Step 5: Start with your highest-volume workflow. Do not attempt to automate everything at once. Begin with invoice approvals, stabilise that process, then extend to purchase orders and expense claims.
Most finance teams can complete this transition in one to two weeks. The key is beginning with a clear picture of how approvals actually work today and being specific about how they should work going forward.
The Bigger Picture for Distributed Finance Teams
The invoice approval workflow is one component of a broader challenge that remote work creates for finance functions. Maintaining spend visibility, enforcing controls, and keeping accurate records across a distributed organisation requires rethinking financial processes end-to-end — not patching individual pain points as they surface.
The businesses that handle this well tend to share a few characteristics. They standardise their financial workflows before the complexity forces them to. They invest in tools that give finance teams real-time visibility without requiring constant manual follow-up. And they treat financial controls as something that should operate reliably in the background — not something that depends on everyone being in the same room.
Three Things to Check This Week
Before assuming your current setup is working, run this quick audit:
- Look at your last 20 invoices. How many were approved on the day they were received? How many waited more than 48 hours — and why?

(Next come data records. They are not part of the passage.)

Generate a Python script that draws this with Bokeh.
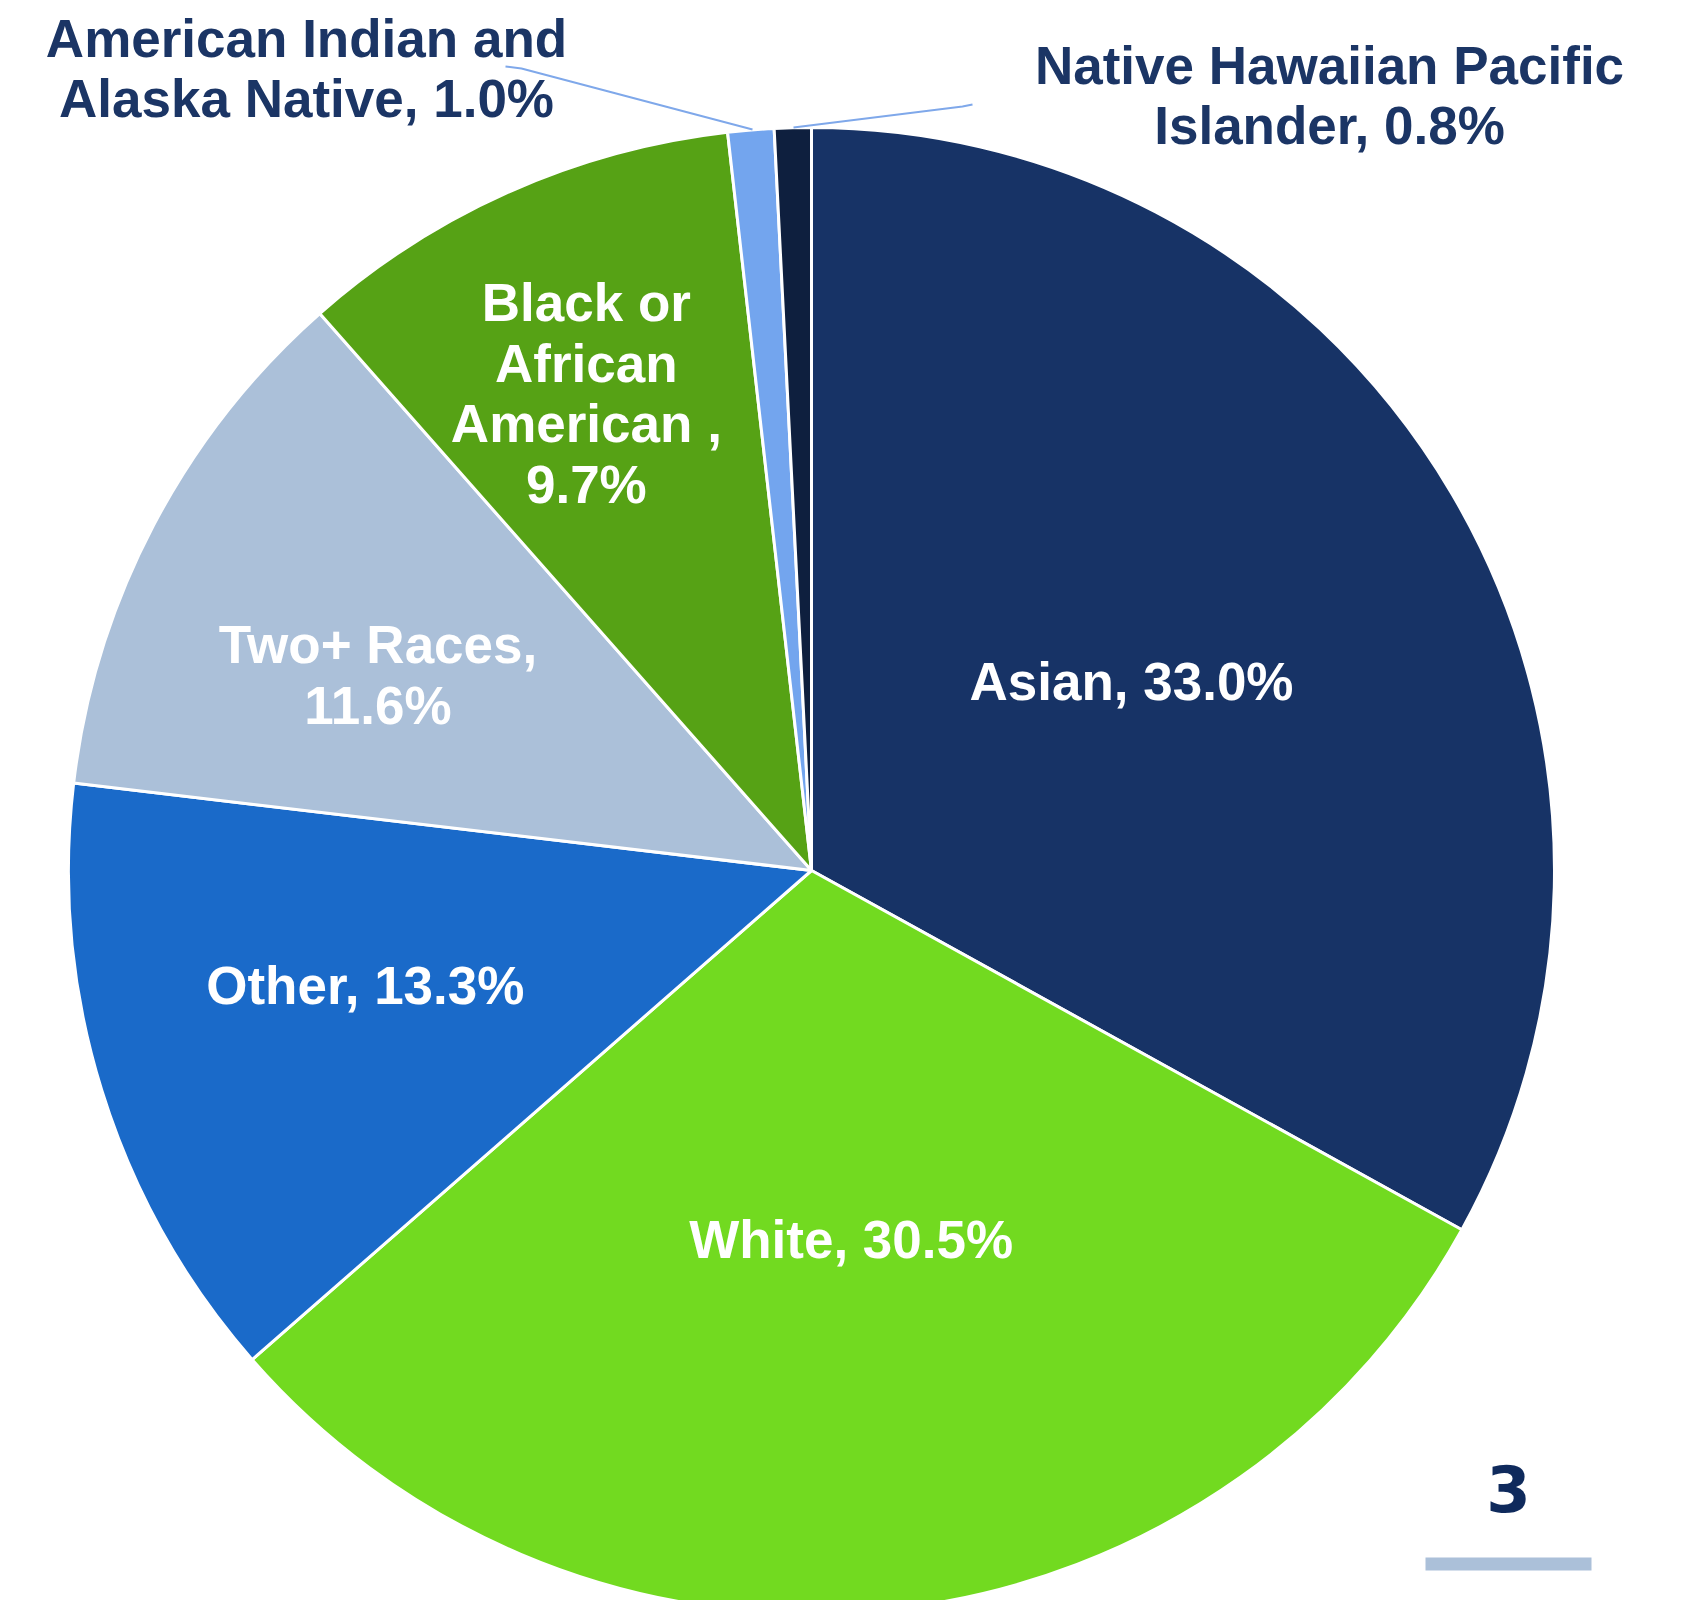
import math
from bokeh.plotting import figure
from bokeh.models import Range1d, ColumnDataSource
from bokeh.core.properties import value
from bokeh.embed import file_html
from bokeh.resources import INLINE

# ---- data ----
categories = ["Asian", "White", "Other", "Two+ Races", "Black or African American ",
              "American Indian and Alaska Native", "Native Hawaiian Pacific Islander"]
values = [33.0, 30.5, 13.3, 11.6, 9.7, 1.0, 0.8]
label_texts = ["Asian, 33.0%", "White, 30.5%", "Other, 13.3%", "Two+ Races,\n11.6%",
               "Black or\nAfrican\nAmerican ,\n9.7%",
               "American Indian and\nAlaska Native, 1.0%",
               "Native Hawaiian Pacific\nIslander, 0.8%"]

# ---- style ----
colors = ["#173366", "#72DA20", "#1A6AC9", "#ABC0D9", "#56A215", "#73A5EE", "#0E1F3E"]
inner_radius_frac = [0.50, 0.50, 0.62, 0.64, 0.71]
inner_angle_shift = [0.0, 0.0, -2.8, 3.4, 1.3]
navy = "#1B3565"

W, H = 1685, 1608
cx, cy, R = 811, H - 870, 743

p = figure(width=W - 16, height=H - 8, output_backend="svg", toolbar_location=None,
           x_range=Range1d(0, W - 16), y_range=Range1d(8, H), min_border=0)
p.axis.visible = False
p.grid.visible = False
p.outline_line_color = None
p.background_fill_color = "white"

total = sum(values)
starts, ends, mids = [], [], []
acc = 0.0
for v in values:
    a0 = math.pi / 2 - 2 * math.pi * acc / total
    acc += v
    a1 = math.pi / 2 - 2 * math.pi * acc / total
    starts.append(a0)
    ends.append(a1)
    mids.append((a0 + a1) / 2)

src = ColumnDataSource(dict(start=starts, end=ends, color=colors))
p.wedge(x=cx, y=cy, radius=R, start_angle="start", end_angle="end", direction="clock",
        fill_color="color", line_color="white", line_width=3, source=src)

# inner labels
lx, ly, lt = [], [], []
for i in range(5):
    ang = mids[i] + math.radians(inner_angle_shift[i])
    lx.append(cx + R * inner_radius_frac[i] * math.cos(ang))
    ly.append(cy + R * inner_radius_frac[i] * math.sin(ang))
    lt.append(label_texts[i])
p.text(x=lx, y=ly, text=lt, text_align="center", text_baseline="middle",
       text_font=value("Liberation Sans"), text_font_style="bold",
       text_font_size="53px", text_color="white", text_line_height=1.03)

# leader lines for small slices
p.line(x=[505, 521, 752], y=[H - 66, H - 68, H - 129], line_color="#7FA8EA", line_width=2)
p.line(x=[972, 962, 793], y=[H - 104, H - 106, H - 127], line_color="#7FA8EA", line_width=2)

# outer labels
p.text(x=[306, 1329], y=[H - 68, H - 95], text=[label_texts[5], label_texts[6]],
       text_align="center", text_baseline="middle",
       text_font=value("Liberation Sans"), text_font_style="bold",
       text_font_size="53px", text_color=navy, text_line_height=1.03)

# page number and bar
p.text(x=[1508], y=[H - 1488], text=["3"], text_align="center", text_baseline="middle",
       text_font=value("DejaVu Sans"), text_font_style="bold",
       text_font_size="64px", text_color="#0F2A5C")
p.quad(left=[1425], right=[1591], bottom=[H - 1570], top=[H - 1557],
       fill_color="#ABC0D9", line_color=None)

open("out.html", "w").write(file_html(p, INLINE))
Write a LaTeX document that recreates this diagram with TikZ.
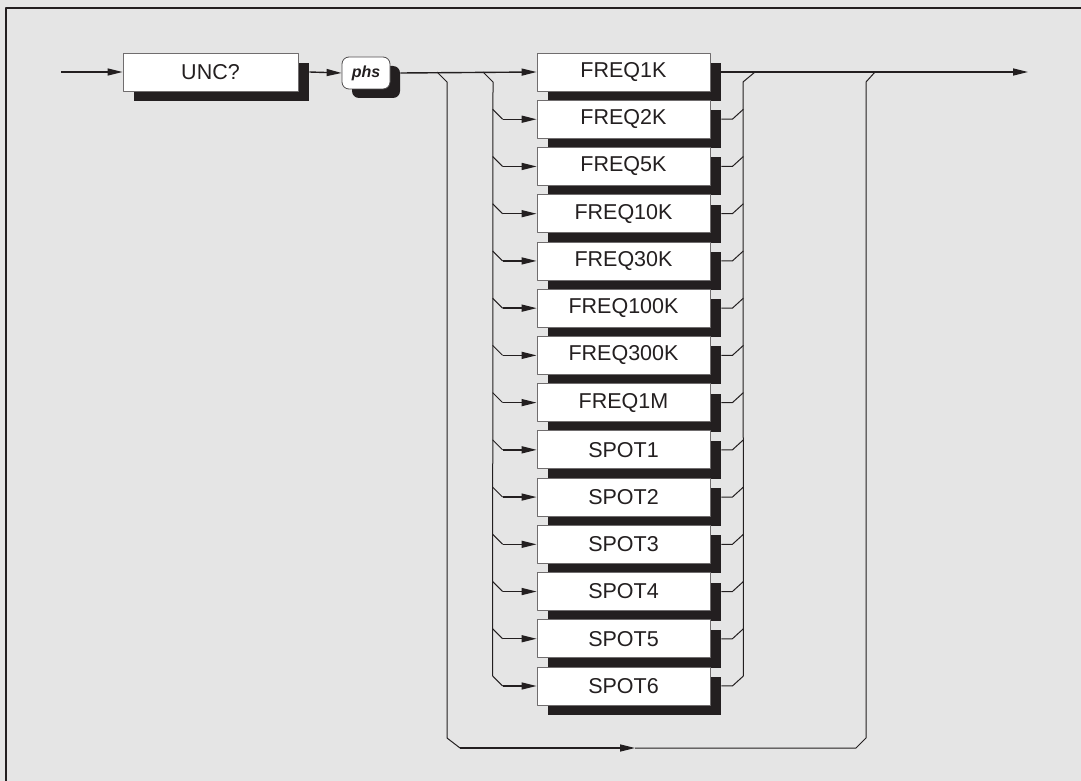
\documentclass[tikz,border=0pt]{standalone}
\usepackage{fontspec}
\newfontfamily\arialfont{Liberation Sans}
\usetikzlibrary{arrows.meta,shadows}
\definecolor{ink}{HTML}{231F20}
\definecolor{paper}{HTML}{E5E5E5}
\tikzset{
  optbox/.style={draw=ink!65, line width=.8pt, fill=white, text=ink,
    minimum width=173pt, minimum height=38pt, inner sep=0pt,
    font=\arialfont\fontsize{21.5}{24}\selectfont,
    drop shadow={shadow xshift=11pt, shadow yshift=-10pt, fill=ink, opacity=1}},
  cmdbox/.style={optbox, minimum width=175pt},
  parbox/.style={draw=ink!80, line width=.8pt, fill=white, text=ink,
    rounded corners=7pt, minimum width=48pt, minimum height=32pt, inner sep=0pt,
    font=\arialfont\bfseries\itshape\fontsize{16}{18}\selectfont,
    drop shadow={shadow xshift=10pt, shadow yshift=-9pt, fill=ink, opacity=1}},
  wire/.style={draw=ink, line width=1pt},
  arr/.style={draw=ink, line width=1.4pt, -{Triangle[length=15pt,width=7pt]}}
}
\begin{document}
\begin{tikzpicture}[x=1pt, y=-1pt, line join=round]
\fill[paper] (0,0) rectangle (1081,781);
\useasboundingbox (0,0) rectangle (1081,781);
\draw[ink, line width=1.2pt] (6,781) -- (6,8) -- (1081,8);
\path
(61,72) coordinate (in)
(1028,72) coordinate (out)
(437,72) coordinate (L0)
(447,82) coordinate (L1)
(447,738) coordinate (L2)
(460,748) coordinate (L3)
(635,748) coordinate (M)
(856,748) coordinate (R3)
(866,738) coordinate (R2)
(866,82) coordinate (R1)
(875,72) coordinate (R0)
(483,72) coordinate (B0)
(493,82) coordinate (B1)
(755,72) coordinate (C0)
(743,82) coordinate (C1);
% command and parameter
\node[cmdbox] (unc) at (210.5,72) {UNC?};
\node[parbox] (phs) at (366,73) {phs};
% options
\foreach \lab [count=\i from 0] in {FREQ1K,FREQ2K,FREQ5K,FREQ10K,FREQ30K,FREQ100K,FREQ300K,FREQ1M,SPOT1,SPOT2,SPOT3,SPOT4,SPOT5,SPOT6}
  \node[optbox] (opt\i) at (623.5,{72+47.23*\i}) {\lab};
\draw[arr] (in) -- (unc.west);
\draw[arr] ([xshift=11pt]unc.east) -- (phs.west);
\draw[arr] ([xshift=10pt]phs.east) -- (opt0.west);
\draw[arr] ([xshift=11pt]opt0.east) -- (out);
% branches
\draw[wire] (B0) -- (B1) -- ([xshift=-44pt, yshift=10pt]opt13.west);
\draw[wire] (C0) -- (C1) -- ([xshift=33pt, yshift=10pt]opt13.east);
\foreach \i in {1,...,13} {
  \draw[wire] (opt\i.west) ++(-44,-10) -- ++(10,10) coordinate (s\i);
  \draw[arr] (s\i) -- (opt\i.west);
  \draw[wire] ([xshift=11pt]opt\i.east) -- ++(11,0) -- ++(11,-10);
}
% bypass
\draw[wire] (L0) -- (L1) -- (L2) -- (L3);
\draw[arr] (L3) -- (M);
\draw[wire] (M) -- (R3) -- (R2) -- (R1) -- (R0);
\end{tikzpicture}
\end{document}
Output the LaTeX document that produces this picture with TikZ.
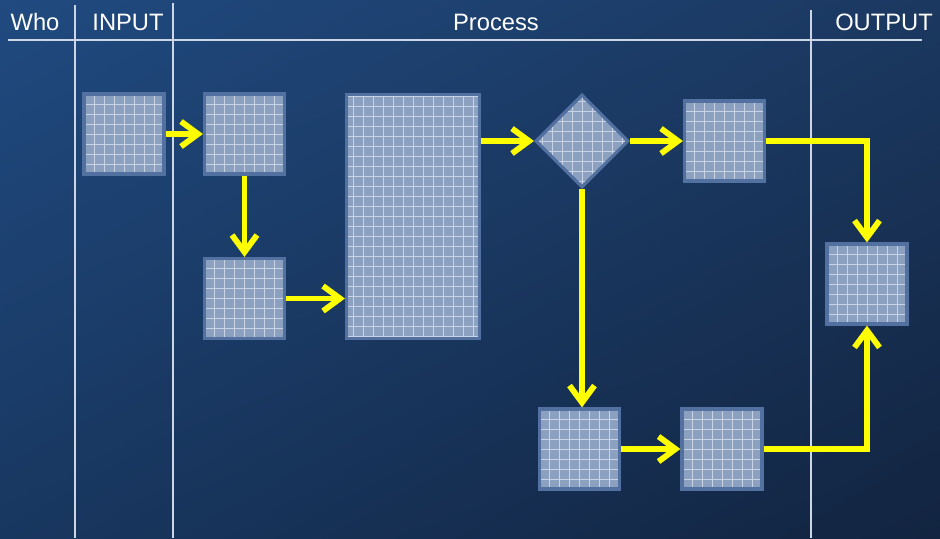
\documentclass[tikz,border=0pt]{standalone}
\usepackage{fontspec}
\setmainfont{Liberation Sans}
\usetikzlibrary{arrows.meta,shapes.geometric,shadings}
\definecolor{bgul}{RGB}{32,74,128}
\definecolor{bgur}{RGB}{27,56,96}
\definecolor{bgll}{RGB}{24,55,96}
\definecolor{bglr}{RGB}{18,36,64}
\definecolor{cellfill}{RGB}{140,160,192}
\definecolor{cellrim}{RGB}{82,112,160}
\definecolor{cellgrid}{RGB}{200,212,230}
\definecolor{lanecol}{RGB}{205,214,228}
\definecolor{arrowcol}{RGB}{255,255,0}
\begin{document}
\begin{tikzpicture}[x=0.02cm, y=-0.02cm,
    cell/.style = {draw=cellrim, line width=1.8pt, fill=cellfill, inner sep=0pt,
      minimum width=1.6cm, minimum height=1.6cm,
      path picture={\draw[cellgrid, line width=0.45pt, step=2mm]
        (path picture bounding box.south west) grid (path picture bounding box.north east);}},
    lane/.style = {lanecol, line width=0.6pt},
    head/.style = {text=white, font=\fontsize{13.5}{16}\selectfont, inner sep=0pt},
    flow/.style = {arrowcol, line width=3.3pt,
      -{Straight Barb[length=3.4mm, width=5mm]}}]
        \useasboundingbox (0,0) rectangle (940,538);
        \shade[upper left=bgul, upper right=bgur, lower left=bgll, lower right=bglr]
            (0,0) rectangle (940,538);
        % swimlanes
        \draw[lane] (8,40) -- (922,40);
        \draw[lane] (75,5) -- (75,538);
        \draw[lane] (173,3) -- (173,538);
        \draw[lane] (811,10) -- (811,538);
        \node[head] (who) at (35,22) {Who};
        \node[head] (input) at (128,22) {INPUT};
        \node[head] (process) at (496,22) {Process};
        \node[head] (output) at (884,22) {OUTPUT};
        % steps
        \node[cell] (a) at (124,134) {};
        \node[cell] (b) at (244.5,134) {};
        \node[cell] (c) at (244.5,298.5) {};
        \node[cell, minimum width=2.66cm, minimum height=4.88cm] (d) at (413,216.5) {};
        \node[cell, diamond, minimum width=1.86cm, minimum height=1.86cm] (dec) at (582,141) {};
        \node[cell] (e) at (724.5,141) {};
        \node[cell] (f) at (867,284) {};
        \node[cell] (g) at (579.5,449) {};
        \node[cell] (h) at (722,449) {};
        % flow
        \draw[flow] (a.east) -- (a.east -| b.west);
        \draw[flow] (b.south) -- (c.north);
        \draw[flow] (c.east) -- (c.east -| d.west);
        \draw[flow] (dec.west -| d.east) -- (dec.west);
        \draw[flow] (dec.east) -- (e.west);
        \draw[flow] (dec.south) -- (dec.south |- g.north);
        \draw[flow] (g.east) -- (h.west);
        \draw[flow] (e.east) -| (f.north);
        \draw[flow] (h.east) -| (f.south);
\end{tikzpicture}
\end{document}
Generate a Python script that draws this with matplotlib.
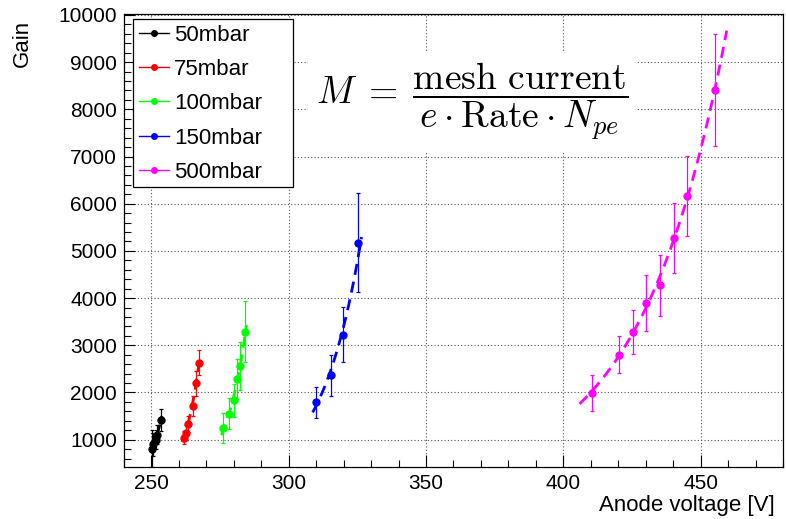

- Ask your finance team where they spend the most time chasing approvals. Is there a pattern to the delays? A recurring bottleneck? A specific approver or document type that consistently causes delays?
- Check whether you could hand an auditor a clean, complete approval trail for any transaction from last month — without reconstructing it from email threads.
If the answers to those three questions make you uncomfortable, that is the distance between how your team works now and how a properly structured invoice approval workflow should perform. Closing it is one of the most practical improvements a distributed finance team can make.